Invest in community moderation and crisis management

Everybody likes to say “we are building community.” That sounds good in a pitch deck. But what most teams forget is that communities are messy. They get spammed. They get angry. They ask tough questions at the wrong time. If your Discord or Telegram is just bots and hype, you are going to lose people fast. You need real moderators, people who actually engage and can set the tone. And let’s be honest, something will eventually go wrong. Maybe your token listing is delayed. Maybe a partner backs out. Maybe someone finds a bug. The projects that survive are the ones that do not go silent when that happens. They own it, they talk to their community, and they keep people in the loop.

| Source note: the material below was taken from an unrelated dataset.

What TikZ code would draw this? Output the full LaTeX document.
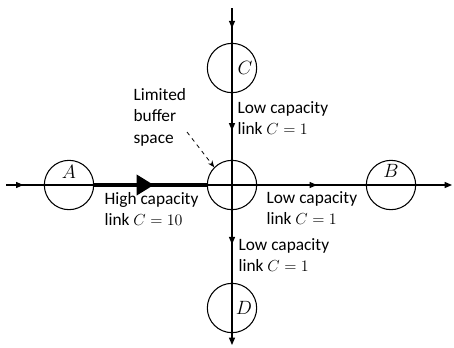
\documentclass[tikz,border=0pt]{standalone}
\usepackage{fontspec}
\setsansfont{Carlito}
\usetikzlibrary{arrows.meta, positioning, calc, decorations.markings}

\begin{document}
\begin{tikzpicture}[x=0.75pt, y=-0.75pt, line width=0.9pt,
  >={Triangle[length=5.5pt, width=4.5pt]},
  nd/.style={draw, circle, line width=0.8pt, minimum size=37pt, inner sep=0pt},
  tag/.style={font=\fontsize{15}{15}\selectfont},
  txt/.style={font=\sffamily\fontsize{13}{16}\selectfont, align=left, anchor=north west, inner sep=0pt},
  flow/.style={postaction={decorate}, decoration={markings, mark=at position #1 with {\arrow{>}}}}]
  \useasboundingbox (0,0) rectangle (454,347);
  % nodes
  \node[nd] (hub) at (232,185) {};
  \node[nd] (A) at (69,185) {};
  \node[nd] (B) at (391,185) {};
  \node[nd] (C) at (232,68) {};
  \node[nd] (D) at (232,308) {};
  \coordinate (w) at (6,185);
  \coordinate (e) at (452,185);
  \coordinate (n) at (232,8);
  \coordinate (s) at (232,345);
  \node[tag] at ($(A)+(0,-13)$) {$A$};
  \node[tag] at ($(B)+(0,-14)$) {$B$};
  \node[tag] at ($(C)+(13,0)$) {$C$};
  \node[tag] at ($(D)+(12,0)$) {$D$};
  % links
  \draw[->] (w) -- (e);
  \draw[->] (n) -- (s);
  \draw[flow=0.46] (w) -- (A);
  \draw[flow=0.55] (hub) -- (B);
  \draw[flow=0.58] (n) -- (C);
  \draw[flow=0.56] (C) -- (hub);
  \draw[flow=0.47] (hub) -- (D);
  \draw[line width=3pt, postaction={decorate}, decoration={markings,
    mark=at position 0.53 with {\arrow{Triangle[length=13pt, width=15pt]}}}] (A) -- (hub);
  % labels
  \node[txt] (note) at (133,88) {Limited\\buffer\\space};
  \coordinate (ptr) at (187,132);
  \draw[->, dashed, line width=0.6pt, >={Stealth[length=5pt, width=4pt]}] (ptr) -- (hub.135);
  \node[txt] (lc) at (237,101) {Low capacity\\link $C=1$};
  \node[txt] (lh) at (104,192) {High capacity\\link $C=10$};
  \node[txt] (lb) at (266,191) {Low capacity\\link $C=1$};
  \node[txt] (ld) at (238,238) {Low capacity\\link $C=1$};
\end{tikzpicture}
\end{document}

Always prioritize trust over hype

Hype is easy. It really is. Anyone can buy ads, make flashy graphics, hire influencers, and look like they are about to change the world. The harder part is building real trust, and once you blow that, you almost never get it back. I have seen projects raise millions and vanish within a year because they never had substance. On the flip side, I have seen small projects with clear communication and transparency build slowly but steadily, and those are the ones still around years later. If you are choosing between hype or trust, pick trust. Every time.

Conclusion

A successful ICO in 2025 depends less on hype and more on credibility, trust, and compliance. Projects that ignore regulations, overpromise, or skip community engagement end up losing investor confidence quickly. The market has matured, and investors demand transparency, working products, and clear communication.

The difference between failure and long-term growth is how you market. Avoid shortcuts, invest in compliance, nurture your community, and focus on substance over noise. If you build with honesty, investors will give you patience and support.